■ Exercise ■
Find and copy each line of the records where the string "diagram" shows up.
• • • •
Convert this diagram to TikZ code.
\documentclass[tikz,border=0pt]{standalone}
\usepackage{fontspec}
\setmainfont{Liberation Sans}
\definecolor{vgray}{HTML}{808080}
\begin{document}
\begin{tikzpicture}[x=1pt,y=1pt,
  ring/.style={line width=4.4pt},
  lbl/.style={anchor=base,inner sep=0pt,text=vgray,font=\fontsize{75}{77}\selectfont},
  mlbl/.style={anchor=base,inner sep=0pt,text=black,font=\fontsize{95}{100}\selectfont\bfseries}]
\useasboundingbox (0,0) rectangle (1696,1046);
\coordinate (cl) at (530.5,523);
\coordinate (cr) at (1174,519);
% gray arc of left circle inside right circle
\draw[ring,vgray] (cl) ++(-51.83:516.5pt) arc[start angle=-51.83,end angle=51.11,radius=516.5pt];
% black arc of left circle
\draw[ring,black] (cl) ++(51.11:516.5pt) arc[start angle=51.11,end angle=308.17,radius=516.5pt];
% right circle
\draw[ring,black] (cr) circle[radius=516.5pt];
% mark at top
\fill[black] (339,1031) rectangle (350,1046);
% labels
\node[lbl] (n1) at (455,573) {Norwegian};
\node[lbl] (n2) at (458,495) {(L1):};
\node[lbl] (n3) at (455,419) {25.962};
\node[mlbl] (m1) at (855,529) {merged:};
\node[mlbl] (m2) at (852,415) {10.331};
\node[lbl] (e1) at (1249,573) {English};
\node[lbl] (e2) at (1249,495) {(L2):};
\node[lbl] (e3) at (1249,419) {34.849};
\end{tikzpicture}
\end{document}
• • • •
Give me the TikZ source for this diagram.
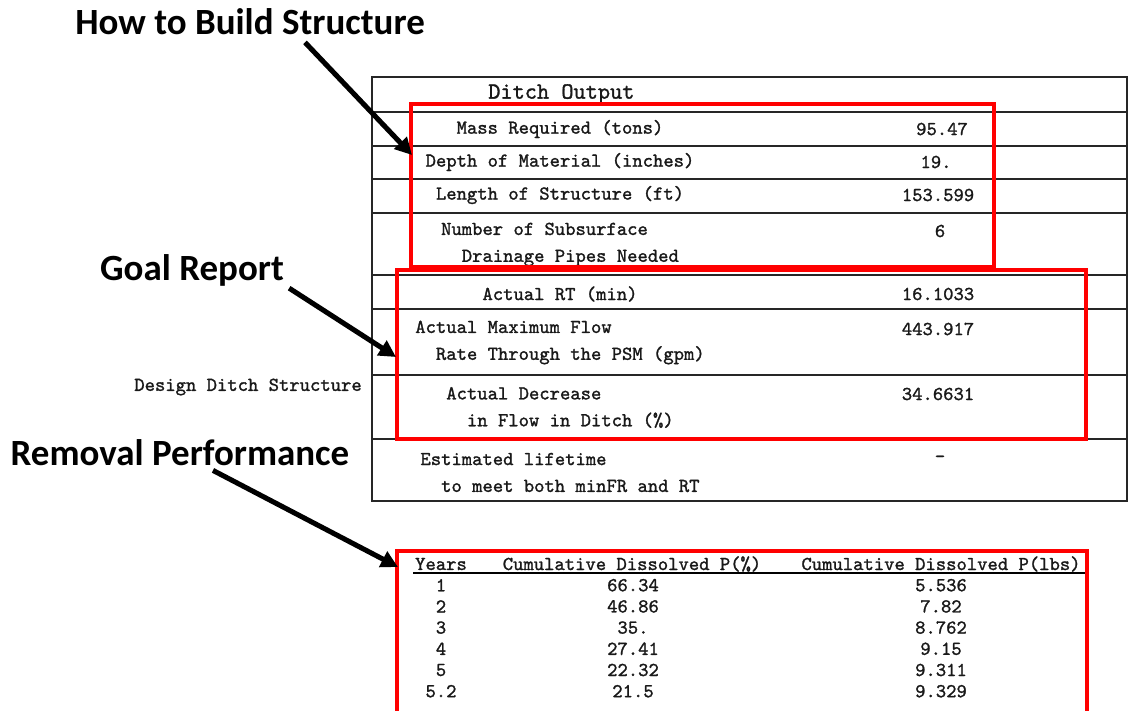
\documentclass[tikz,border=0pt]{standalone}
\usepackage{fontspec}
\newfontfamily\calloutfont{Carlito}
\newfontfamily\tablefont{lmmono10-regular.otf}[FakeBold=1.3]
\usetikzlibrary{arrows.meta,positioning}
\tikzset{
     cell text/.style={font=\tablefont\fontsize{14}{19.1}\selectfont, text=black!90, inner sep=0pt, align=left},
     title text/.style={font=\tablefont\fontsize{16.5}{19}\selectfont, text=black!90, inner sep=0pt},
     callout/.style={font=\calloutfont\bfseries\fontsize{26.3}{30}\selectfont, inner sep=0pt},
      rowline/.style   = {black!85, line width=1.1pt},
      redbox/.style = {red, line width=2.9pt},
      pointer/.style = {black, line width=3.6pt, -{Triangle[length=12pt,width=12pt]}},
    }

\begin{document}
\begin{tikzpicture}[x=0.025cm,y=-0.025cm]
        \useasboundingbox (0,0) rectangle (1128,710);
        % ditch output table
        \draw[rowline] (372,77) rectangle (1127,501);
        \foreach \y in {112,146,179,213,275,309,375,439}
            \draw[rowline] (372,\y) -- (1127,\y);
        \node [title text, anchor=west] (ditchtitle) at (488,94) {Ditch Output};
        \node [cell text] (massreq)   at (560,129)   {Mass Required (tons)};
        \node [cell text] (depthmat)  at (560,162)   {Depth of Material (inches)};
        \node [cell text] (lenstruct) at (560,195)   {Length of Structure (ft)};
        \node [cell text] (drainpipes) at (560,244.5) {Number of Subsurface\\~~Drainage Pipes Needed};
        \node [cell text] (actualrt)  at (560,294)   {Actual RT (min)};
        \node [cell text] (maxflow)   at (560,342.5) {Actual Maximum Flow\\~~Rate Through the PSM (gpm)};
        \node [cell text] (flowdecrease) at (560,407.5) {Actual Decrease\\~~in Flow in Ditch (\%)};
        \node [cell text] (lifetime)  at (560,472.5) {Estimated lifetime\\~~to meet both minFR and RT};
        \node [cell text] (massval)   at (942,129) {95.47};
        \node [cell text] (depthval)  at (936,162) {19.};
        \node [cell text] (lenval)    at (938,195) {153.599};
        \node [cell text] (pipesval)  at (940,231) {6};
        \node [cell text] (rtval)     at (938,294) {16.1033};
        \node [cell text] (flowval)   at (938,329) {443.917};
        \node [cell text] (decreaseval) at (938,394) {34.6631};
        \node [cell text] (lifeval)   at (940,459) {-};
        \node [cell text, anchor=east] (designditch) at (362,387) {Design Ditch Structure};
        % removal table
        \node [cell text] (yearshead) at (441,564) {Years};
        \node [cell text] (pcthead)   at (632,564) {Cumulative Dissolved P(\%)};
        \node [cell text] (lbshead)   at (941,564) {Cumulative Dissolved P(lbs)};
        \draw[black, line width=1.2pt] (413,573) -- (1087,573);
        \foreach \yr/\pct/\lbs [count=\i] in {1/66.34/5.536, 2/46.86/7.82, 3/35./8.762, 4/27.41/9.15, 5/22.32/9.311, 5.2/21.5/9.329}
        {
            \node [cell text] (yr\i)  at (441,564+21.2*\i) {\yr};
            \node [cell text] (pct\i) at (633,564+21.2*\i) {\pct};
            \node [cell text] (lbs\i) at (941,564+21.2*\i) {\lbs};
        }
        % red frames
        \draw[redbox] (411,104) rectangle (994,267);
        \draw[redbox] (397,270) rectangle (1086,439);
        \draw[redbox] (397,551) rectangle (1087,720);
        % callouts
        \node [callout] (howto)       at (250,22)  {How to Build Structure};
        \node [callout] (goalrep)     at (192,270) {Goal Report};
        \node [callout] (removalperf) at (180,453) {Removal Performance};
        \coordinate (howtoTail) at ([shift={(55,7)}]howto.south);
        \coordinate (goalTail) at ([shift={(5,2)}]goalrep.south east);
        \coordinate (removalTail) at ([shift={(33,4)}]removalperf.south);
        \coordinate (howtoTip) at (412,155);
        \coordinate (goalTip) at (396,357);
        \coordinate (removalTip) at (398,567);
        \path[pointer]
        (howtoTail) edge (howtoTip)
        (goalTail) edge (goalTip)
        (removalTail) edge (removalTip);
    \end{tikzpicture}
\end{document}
• • • •
■ Written reply ■
Convert this diagram to TikZ code.
Give me the TikZ source for this diagram.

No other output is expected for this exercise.